The above is as simple as a stub gets. If you had a function which had a non-void return type then you would have to add a return statement to the stub in order to avoid the following compiler warning:

hello.cpp: In member function 'int* TestClass::returnPtr()':
hello.cpp:13: warning: control reaches end of non-void function

The compiler warning above is saying that there is a function, returnPtr, in the class TestClass which has a non-void return type and there exists some path (or paths) through the function which does (do) not hit a return statement. This is one of those warnings which is best to treat as an error. In the best case, it is a bad code smell and in the worst, and common, case it will cause your code to crash, and or behave, unexpectedly.
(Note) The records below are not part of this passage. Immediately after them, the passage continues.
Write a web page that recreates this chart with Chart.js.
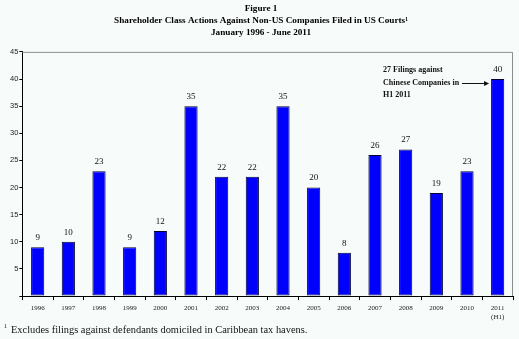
<!DOCTYPE html>
<html>
<head>
<meta charset="utf-8">
<script src="https://cdn.jsdelivr.net/npm/chart.js@4"></script>
<style>
    html, body { margin: 0; padding: 0; background: #f7fcfa; }
    #wrap { width: 519px; height: 339px; position: relative; }
</style>
</head>
<body>
<div id="wrap"><canvas id="filingsChart"></canvas></div>
<script>
// Chart data
const years = ['1996', '1997', '1998', '1999', '2000', '2001', '2002', '2003',
    '2004', '2005', '2006', '2007', '2008', '2009', '2010', ['2011', '(H1)']];
const filings = [9, 10, 23, 9, 12, 35, 22, 22, 35, 20, 8, 26, 27, 19, 23, 40];
const yTicks = [0, 5, 10, 15, 20, 25, 30, 35, 40, 45];

const titleLines = [
    'Figure 1',
    'Shareholder Class Actions Against Non-US Companies Filed in US Courts\u00B9',
    'January 1996 - June 2011'
];
const noteLines = ['27 Filings against', 'Chinese Companies in', 'H1 2011'];
const footnote = 'Excludes filings against defendants domiciled in Caribbean tax havens.';

const serif = '"Liberation Serif", "Times New Roman", serif';
const sans = '"Liberation Sans", Arial, sans-serif';

// Draws value labels, frame lines, the annotation and the footnote
const extras = {
    id: 'extras',
    afterDatasetsDraw(chart) {
        const ctx = chart.ctx;
        const area = chart.chartArea;
        const meta = chart.getDatasetMeta(0);

        ctx.save();

        // grey frame on top and right
        ctx.strokeStyle = '#8c8c8c';
        ctx.lineWidth = 1;
        ctx.beginPath();
        ctx.moveTo(area.left, area.top + 0.5);
        ctx.lineTo(area.right - 0.5, area.top + 0.5);
        ctx.lineTo(area.right - 0.5, area.bottom);
        ctx.stroke();

        // value labels
        ctx.fillStyle = '#111';
        ctx.font = '9px ' + serif;
        ctx.textAlign = 'center';
        ctx.textBaseline = 'bottom';
        meta.data.forEach((bar, i) => {
            ctx.fillText(filings[i], bar.x, bar.y - 5);
        });

        // annotation
        const last = meta.data[meta.data.length - 1];
        const tipX = last.x - last.width / 2 - 2;
        const arrowY = last.y + 4;
        ctx.font = 'bold 8px ' + serif;
        ctx.textAlign = 'left';
        ctx.textBaseline = 'middle';
        noteLines.forEach((line, i) => {
            ctx.fillText(line, tipX - 106, arrowY - 13 + i * 12.5);
        });
        ctx.strokeStyle = '#111';
        ctx.beginPath();
        ctx.moveTo(tipX - 27, arrowY + 0.5);
        ctx.lineTo(tipX - 4, arrowY + 0.5);
        ctx.stroke();
        ctx.beginPath();
        ctx.moveTo(tipX, arrowY + 0.5);
        ctx.lineTo(tipX - 5, arrowY - 2);
        ctx.lineTo(tipX - 5, arrowY + 3);
        ctx.closePath();
        ctx.fill();

        // footnote
        ctx.font = '6px ' + serif;
        ctx.fillText('1', 4, chart.height - 13);
        ctx.font = '10.4px ' + serif;
        ctx.fillText(footnote, 11, chart.height - 9);

        ctx.restore();
    }
};

const ctx = document.getElementById('filingsChart').getContext('2d');

new Chart(ctx, {
    type: 'bar',
    data: {
        labels: years,
        datasets: [{
            data: filings,
            backgroundColor: '#0000ff',
            borderColor: '#000033',
            borderWidth: 1,
            borderSkipped: false,
            barPercentage: 0.43,
            categoryPercentage: 1
        }]
    },
    options: {
        responsive: true,
        maintainAspectRatio: false,
        animation: false,
        layout: {
            padding: { top: 2, left: 9, right: 6, bottom: 14 }
        },
        plugins: {
            legend: { display: false },
            tooltip: { enabled: false },
            title: {
                display: true,
                text: titleLines,
                color: '#000',
                font: { family: serif, size: 9.2, weight: 'bold', lineHeight: 1.3 },
                padding: { top: 1, bottom: 13 }
            }
        },
        scales: {
            x: {
                offset: true,
                grid: {
                    offset: true,
                    drawOnChartArea: false,
                    tickLength: 4,
                    color: '#000'
                },
                border: { color: '#000', width: 1 },
                ticks: {
                    color: '#222',
                    font: { family: serif, size: 7, lineHeight: 1.35 },
                    maxRotation: 0,
                    autoSkip: false,
                    padding: 3
                }
            },
            y: {
                min: 0,
                max: 45,
                afterBuildTicks: axis => {
                    axis.ticks = yTicks.map(v => ({ value: v }));
                },
                grid: {
                    drawOnChartArea: false,
                    tickLength: 3,
                    color: '#000'
                },
                border: { color: '#000', width: 1 },
                ticks: {
                    color: '#222',
                    font: { family: sans, size: 7.5 },
                    padding: 1,
                    callback: v => (v === 0 ? '' : v)
                }
            }
        }
    },
    plugins: [extras]
});
</script>
</body>
</html>
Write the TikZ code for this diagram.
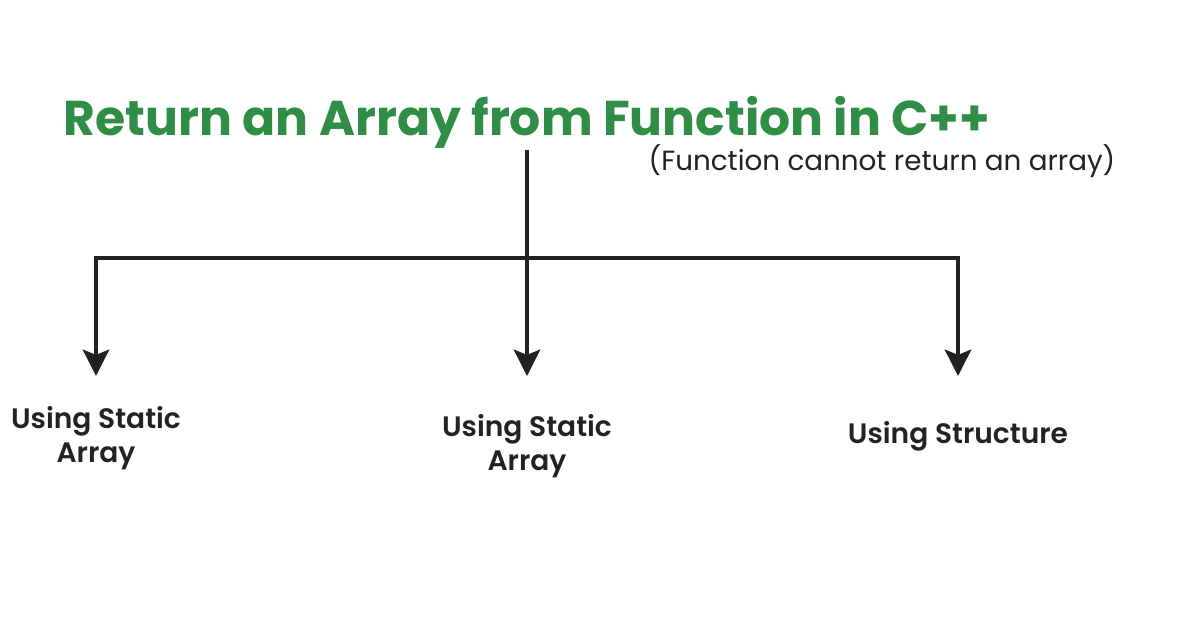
\documentclass[tikz,border=0pt]{standalone}
\usepackage{fontspec}
\setmainfont{Poppins}
\newfontfamily\semibold{Poppins SemiBold}
\usetikzlibrary{arrows.meta,calc,positioning}
\definecolor{gfg_green}{RGB}{47,141,70}
\definecolor{ink}{RGB}{34,34,34}

\begin{document}
\begin{tikzpicture}[x=0.02cm,y=-0.02cm,>={Stealth[width=15pt,length=15pt,inset=3pt]},
    line/.style={line width=2.3pt,draw=ink},
    way/.style={font=\semibold\fontsize{16}{19.4}\selectfont,text=ink,align=center,inner sep=0pt}]
        \useasboundingbox[fill=white] (0,0) rectangle (1196,628);

        \node[anchor=base,inner sep=0pt,text=gfg_green,font=\bfseries\fontsize{27.8}{33}\selectfont] (title) at (527,136) {Return an Array from Function in C++};
        \node[anchor=base,inner sep=0pt,text=ink,font=\fontsize{15.8}{19}\selectfont] (subtitle) at (882,171) {(Function cannot return an array)};

        \coordinate (stem_top) at (527,150);
        \coordinate (junction) at (527,258);
        \coordinate (tip_left) at (96,376);
        \coordinate (tip_mid) at (527,376);
        \coordinate (tip_right) at (958,376);

        \node[way] (static_left) at (96,438) {Using Static\\Array};
        \node[way] (static_mid) at (527,446) {Using Static\\Array};
        \node[way] (structure) at (958,436) {Using Structure};

        \draw[line] (title.south |- stem_top) -- (junction);
        \draw[line,->] (junction) -| (tip_left);
        \draw[line,->] (junction) -- (tip_mid);
        \draw[line,->] (junction) -| (tip_right);
    \end{tikzpicture}
\end{document}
The correct stub for this case would look like:

int* TestClass::returnPtr() {
    return NULL;
}

Of course, you could replace NULL with any valid variable so long as it is a pointer to an integer. The point is, stubbing out a function is a quick way to make the compiler happy without having to concern yourself with functions you are not ready to implement. An alternative to stubbing out a function would be to comment out every function call to the undefined function, but there could be a lot of these, and it is not a very clean solution. This is an even bigger problem if you have several undefined functions. You could make the argument that you should just not call a function which is not yet defined, but this is another bad solution for a number of reasons. In the most simple case, let’s say you are responsible for writing some code, and your code needs to call a function somebody else is responsible for implementing. Your code won’t be complete or correct until you add the necessary function calls, but if you do add them, your code won’t compile. The easiest thing to do in this case, as in most others, is to just stub out the functions you need and worry about their implementations later.